What mobile banking needs

Posted by Rajashekara V. Maiya (View Profile | View All Posts) at 8:51 AM


Abraham Maslow said that human beings must fulfill their (basic) need for air, food, water, sleep and other life-forces before they can move on to higher things. Actually, you can apply that logic to every aspect of life: fuel economy before interiors, fixed return before capital appreciation, home ownership before vacation...Must-have trumps nice-to-have every time.

But it looks like we lost the plot with mobile banking. In our keenness to celebrate the smartphone's success have we forgotten that 70% of mobile users don't have one? Or that of the 5 billion mobile users, only 300 million bank using their devices? What's it going to take to get them to buy into mobile banking? Not a downloadable app, I assure you. A recent Infosys survey of American consumers hints at the answer. While a large majority of respondents said that using a mobile phone for banking was both easy and convenient, less than half found it reliable, and about a third said that slow speed and concerns about data security were a dampener. What non-mobile banking users thought about the service was even more telling: 60% were not sure it was safe, 45% thought it was "experimental" and get a load of this: 38% found it scary! Here's where you can read more:
http://www.infosys.com/newsroom/press-releases/Pages/mobile-banking-survey.aspx

Instead of dismissing them with a laugh, let's tune into what these people are really saying.  Which is this: Mobile banking is convenient, it's accessible, easy, perhaps even enjoyable, but we're not biting until it gets the basics of reliability and safety right.
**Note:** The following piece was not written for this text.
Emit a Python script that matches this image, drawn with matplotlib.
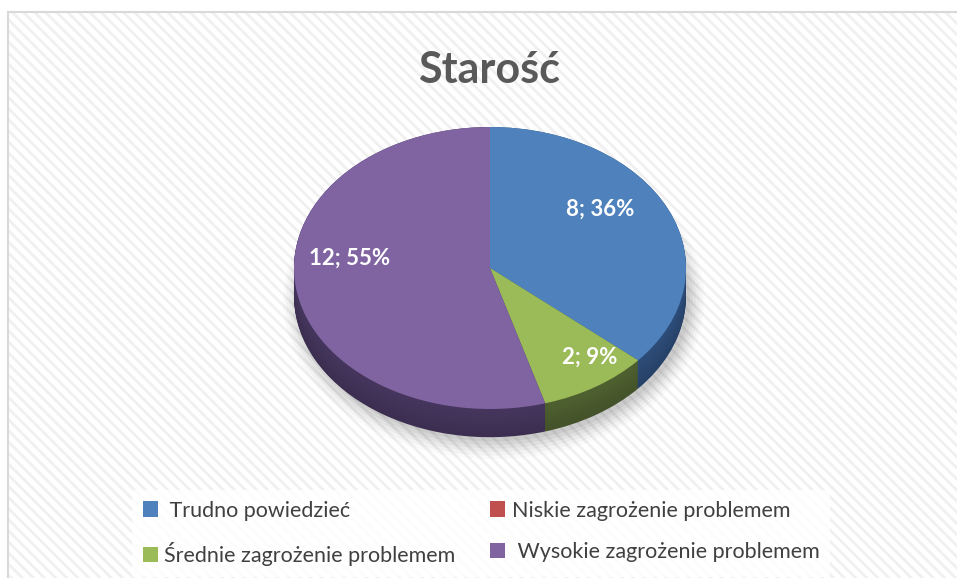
import numpy as np
import matplotlib
matplotlib.use("Agg")
import matplotlib.pyplot as plt
from matplotlib.patches import Rectangle, Ellipse
from matplotlib.colors import to_rgb

# ----- DATA -----
title = "Starość"
categories = [" Trudno powiedzieć", "Niskie zagrożenie problemem",
              "Średnie zagrożenie problemem", " Wysokie zagrożenie problemem"]
counts = [8, 0, 2, 12]

# ----- STYLE -----
top_colors = ["#4f81bd", "#c0504d", "#9bbb59", "#8064a2"]
side_colors = ["#2d4d7a", "#7a2f2d", "#4f6130", "#46365e"]
label_pos = [(0.56, 0.42), None, (0.51, -0.63), (-0.715, 0.07)]  # data-label placement
depth = 0.2
n_layers = 30

plt.rcParams["font.family"] = ["Lato", "DejaVu Sans"]

W, H = 957, 578
fig = plt.figure(figsize=(W / 100, H / 100), dpi=100)
fig.patch.set_facecolor("white")

# background panel with faint diagonal stripes
plt.rcParams["hatch.linewidth"] = 2.0
fig.patches.append(Rectangle((8 / W, 0), 1, 1 - 12 / H, transform=fig.transFigure,
                             facecolor="white", edgecolor="#f0f0f0", hatch="\\\\\\",
                             linewidth=0, zorder=-2))
fig.patches.append(Rectangle((8 / W, -0.01), 1, 1 - 12 / H + 0.01, transform=fig.transFigure,
                             facecolor="none", edgecolor="#d9d9d9", linewidth=1.5, zorder=-1))

# axes spanning the figure; unit radius -> 196 px wide, 141 px high
cx, cy = 490, 310
rx, ry = 196, 141
ax = fig.add_axes([0, 0, 1, 1])
ax.patch.set_alpha(0)

# soft shadow
for i, a in enumerate(np.linspace(0.05, 0.02, 6)):
    ax.add_patch(Ellipse((0.02, -depth - 0.03), 2.0 + 0.03 * i, 2.0 + 0.05 * i,
                         facecolor="black", alpha=a, linewidth=0, zorder=0))

# side wall: stacked darker pies
for k, off in enumerate(np.linspace(-depth, 0, n_layers)):
    f = 0.85 + 0.15 * k / (n_layers - 1)
    cols = [tuple(np.clip(np.array(to_rgb(c)) * f, 0, 1)) for c in side_colors]
    ax.pie(counts, colors=cols, startangle=90, counterclock=False,
           center=(0, off), radius=1, wedgeprops=dict(linewidth=0))

total = sum(counts)


def fmt(pct):
    v = int(round(pct * total / 100))
    if v == 0:
        return ""
    return f"{v}; {pct:.0f}%"


wedges, _, autotexts = ax.pie(counts, colors=top_colors, startangle=90, counterclock=False,
                              center=(0, 0), radius=1, autopct=fmt, pctdistance=0.7,
                              wedgeprops=dict(linewidth=0),
                              textprops=dict(color="white", fontsize=16, fontweight="bold"))
for t, p in zip(autotexts, label_pos):
    if p is not None:
        t.set_position(p)

ax.set_aspect("auto")
ax.set_xlim(-cx / rx, (W - cx) / rx)
ax.set_ylim(-cy / ry, (H - cy) / ry)
ax.axis("off")

fig.text(489 / W, 1 - 70 / H, title, ha="center", va="center",
         fontsize=31, fontweight="bold", color="#595959")

# legend (column-wise fill -> reorder to match row layout)
order = [0, 2, 1, 3]
leg = fig.legend([wedges[i] for i in order], [categories[i] for i in order],
                 loc="lower left", bbox_to_anchor=(132 / W, 0.002), ncol=2,
                 fontsize=15.5, frameon=True, fancybox=False, edgecolor="none",
                 facecolor="white", framealpha=0.85, handlelength=0.7, handleheight=0.7,
                 handletextpad=0.3, columnspacing=1.6, labelspacing=1.0,
                 borderpad=0.5, borderaxespad=0, labelcolor="#404040")

fig.savefig("out.png", dpi=100)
It's that Maslow theory playing out all over again.

Kenya's Safaricom is one that didn't lose sight of this fundamental truth. It took a very basic customer need - to remit money home safely and quickly - and built its landmark M-Pesa business on it.  Having done that, the company worked its way up the hierarchy of needs to provide bank accounts, prepaid cards, bill payments and even travel and ticketing services. It succeeded because it made utility part of the experience. Maslow would approve.